Optimizing the system on CPR's BC South Line: Despite the use of premium components and a high level of maintenance, wear and degradation on the line persisted - Canadian Pacific Railway - Statistical Data Included

Railway Track and Structures, July, 2001 by Mike Roney, Dave Meyler, Eric Magel, Peter Sroba

The BC South Line, an 80-mgt line through the Rocky Mountains of western Canada, is one of the most-demanding sections of track on the Canadian Pacific Railway, or any system, for that matter. A 1.1-percent ruling grade and high curvature characterize the line. Nearly half of this 750-mile, predominantly single-track territory is curved; 80 miles are six degrees or more.

Weather compounds the engineering challenge, with temperatures ranging from 110 F in Summer to -30 F with as much as 40 feet of snowfall in the Winter. CPR built 132 avalanche sheds to protect the line.

Despite the number of premium components used on the line, wear and degradation--and the high level of maintenance associated with them--persist. On the track side, accelerated vertical and gauge-face rail wear and crushed heads in some track sections dictate frequent rail replacement.

On the vehicle side, wheel shelling is responsible for premature wheel removal, along with associated train delay and availability and reliability problems.

CPR recognized early-on that it would need better materials and practices in order to extend component lives and reduce maintenance requirements on the line. CPR further recognized that it would take a multi-faceted "system" approach to significantly improve wheel/rail interaction. Over time, CPR incorporated the use of premium rail steels, specially-designed rail and wheel profiles, advanced preventive-maintenance rail-grinding practices, the use of steerable trucks on unit coal cars and an effective lubrication program into its efforts to optimize the system.
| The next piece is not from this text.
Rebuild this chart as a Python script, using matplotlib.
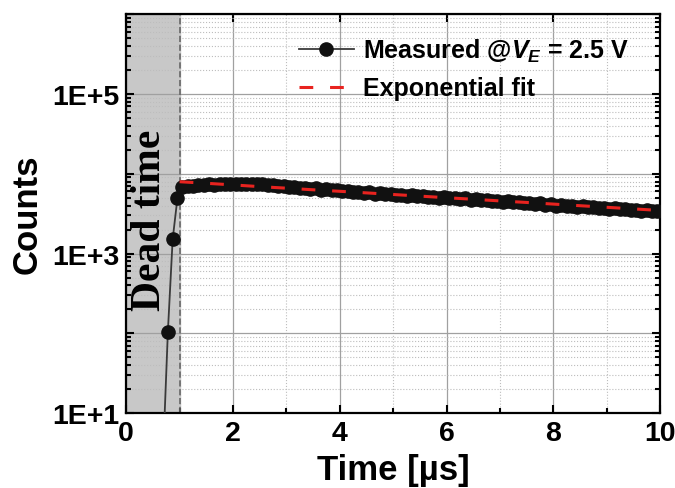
import numpy as np
import matplotlib
matplotlib.use('Agg')
import matplotlib.pyplot as plt
from matplotlib.ticker import LogLocator, FuncFormatter, MultipleLocator, NullFormatter

plt.rcParams['font.family'] = ['Liberation Sans', 'DejaVu Sans']
plt.rcParams['font.weight'] = 'bold'
plt.rcParams['mathtext.fontset'] = 'custom'
plt.rcParams['mathtext.it'] = 'Liberation Sans:italic:bold'
plt.rcParams['mathtext.rm'] = 'Liberation Sans:bold'

# rising edge (inside dead time)
t_rise = [0.69, 0.78, 0.87, 0.96]
c_rise = [3, 105, 1520, 5000]

# measured counts after dead time, 0.1 us steps from 1.05 us
t_meas = np.round(np.arange(1.05, 10.06, 0.1), 2)
c_meas = [6900, 7100, 7100, 7250, 7250, 7400, 7300, 7450, 7450, 7550,
          7450, 7500, 7400, 7450, 7350, 7400, 7200, 7250, 7000, 7050,
          6850, 6900, 6650, 6700, 6500, 6550, 6300, 6400, 6200, 6250,
          6000, 6100, 5900, 5950, 5750, 5850, 5650, 5700, 5500, 5600,
          5400, 5450, 5300, 5350, 5200, 5250, 5100, 5150, 5000, 5050,
          4900, 5000, 4850, 4900, 4750, 4800, 4650, 4700, 4550, 4600,
          4450, 4500, 4400, 4400, 4300, 4350, 4200, 4250, 4100, 4150,
          4000, 4050, 3950, 3950, 3850, 3900, 3800, 3800, 3750, 3750,
          3650, 3700, 3600, 3600, 3550, 3550, 3450, 3500, 3400, 3450,
          3450]

# exponential fit, read at 0.5 us steps
t_fit = [1.0, 1.5, 2.0, 2.5, 3.0, 3.5, 4.0, 4.5, 5.0, 5.5,
         6.0, 6.5, 7.0, 7.5, 8.0, 8.5, 9.0, 9.5, 10.0]
c_fit = [7950, 7600, 7250, 6900, 6600, 6300, 6030, 5760, 5500, 5250,
         5010, 4790, 4570, 4370, 4170, 3980, 3800, 3630, 3470]

dead_time = 1.0

fig = plt.figure(figsize=(6.75, 4.89), dpi=100)
ax = fig.add_axes([0.187, 0.153, 0.791, 0.816])

ax.axvspan(0, dead_time, color='#c8c8c8', zorder=0)
ax.axvline(dead_time, color='#666666', ls='--', lw=1.2, zorder=1)

t_all = list(t_rise) + list(t_meas)
c_all = list(c_rise) + list(c_meas)
ax.plot(t_all, c_all, color='#3a3a3a', lw=1.3, marker='o', ms=9.5,
        mfc='#111111', mec='#111111', zorder=3,
        label=r'Measured @$V_E$ = 2.5 V')
ax.plot(t_fit, c_fit, color='#e8231f', lw=2.2, ls=(0, (4.5, 5.5)), zorder=4,
        label='Exponential fit')

ax.set_yscale('log')
ax.set_xlim(0, 10)
ax.set_ylim(10, 1e6)

ax.xaxis.set_major_locator(MultipleLocator(2))
ax.xaxis.set_minor_locator(MultipleLocator(1))
ax.yaxis.set_major_locator(LogLocator(base=10, numticks=10))
ax.yaxis.set_minor_locator(LogLocator(base=10, subs=np.arange(2, 10), numticks=20))
ax.yaxis.set_minor_formatter(NullFormatter())


def fmt(v, pos):
    e = int(round(np.log10(v)))
    return '1E+%d' % e if e % 2 == 1 else ''


ax.yaxis.set_major_formatter(FuncFormatter(fmt))

ax.grid(which='major', color='#a0a0a0', lw=0.9, ls='-')
ax.grid(which='minor', color='#bdbdbd', lw=0.8, ls=':')
ax.set_axisbelow(True)

ax.tick_params(which='both', direction='in', top=True, right=True,
               labelsize=20.5, width=1.5)
ax.tick_params(which='major', length=6, pad=5)
ax.tick_params(which='minor', length=3.5)
ax.tick_params(axis='x', which='minor', top=False)
for s in ax.spines.values():
    s.set_linewidth(1.6)

ax.set_xlabel('Time [µs]', fontsize=25, fontweight='bold', labelpad=5)
ax.set_ylabel('Counts', fontsize=25, fontweight='bold', labelpad=6)

ax.text(0.45, 2700, 'Dead time', rotation=90, ha='center', va='center',
        fontsize=30, fontweight='bold', family=['Liberation Serif'])

ax.legend(loc='upper left', bbox_to_anchor=(0.3, 0.975), frameon=False,
          fontsize=18, handlelength=2.2, handletextpad=0.35,
          labelspacing=0.5, borderpad=0)

fig.savefig('out.png', dpi=100)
One of the first things CPR did to reduce wear and optimize the system was to introduce high-hardness (350- to 390-Bhn), chromium-alloyed, head-hardened rail into curves on the line. It also changed from a 132- to 136-pound rail section to take advantage of an additional 5-mm (3/16-inch) vertical wear allowance. Use of these cleaner, harder rail steels reduced wear and plastic flow as well as the "infant mortality" rate characterized by the early appearance of transverse defects.

Overall, rail life was extended by 25 percent to 100 percent. This year all sharp curves in the new rail program are being replaced with low-alloy, hypereutectoid steel that has been shown to increase rail life by a further 10 to 25 percent.

Since premium rails do not readily conform to the throat of the typical wheel flange, they are prone to development of deep gauge-corner shells under the "point" wheel loads. On CPR, rail grinding is an essential maintenance practice.

Rail grinding

CPR initiated a corrective grinding program to eliminate shelling and corrugations and to reshape the rail.

Ultimately, the railroad adopted a preventive-grinding approach to reduce rail wear and to control surface fatigue and plastic flow. While the program met the immediate need, it didn't necessarily optimize wheel/rail interaction.

To get a better understanding of what was happening with wheel and rail profiles, the National Research Council of Canada measured wheel profiles from trains that frequent the line.

This comprehensive study showed that CPR, by virtue of its existing grinding practices and the use of steerable trucks on its captive coal car fleet, had a substantially lower percentage of hollow wheels when compared to industry-wide population as reported by the AAR.

This further showed that the off-the-shelf low-rail profile (1) was consistently over-ground, and not the most suitable for operating conditions on the BC line. As a result, CPR commissioned the NRC to design an entirely-new series of rail templates that would better mate with the existing wheel profile distribution and take better advantage of the enhanced handling characteristics of the coal cars' steerable trucks.

The new NRC-designed profiles increased the low-rail head radius from 200 mm to 250 mm (eight to 10 inches). The new 10-inch head radius minimizes stress and reduces the amount of fieldside metal that must be removed by about two mm (0.080 inches). Since the low rail requires more effort than the high rail under preventive grinding, these new templates eventually will permit an increase in grinding speed on curves.

The high rail profiles also were optimized to reduce contact stresses and wear, and to promote wheelset steering. Together, the new profiles broaden the contact band and reduce the contact stress levels.

The NRC also developed two tangent profiles to broaden the wear band on the wheels and promote more uniform wheel wear. The CPR-TG (tangent-gauge) template moves the contact point about four mm (0.16 inches) towards the gauge side of center, compared to the previous template; the CPR-TF (tangent-field) moves the contact band about eight mm (0.32 inches) to the field side of center.

The TF profile was further refined for application to sections of track that are vulnerable to head crushes. The CPR-TF template spreads the stress widely across the rail head with a concentration to the field side (to spread wear on the wheel) but with gentle loading on the gauge side so as not to overload the field side of existing crushes (Figure 1).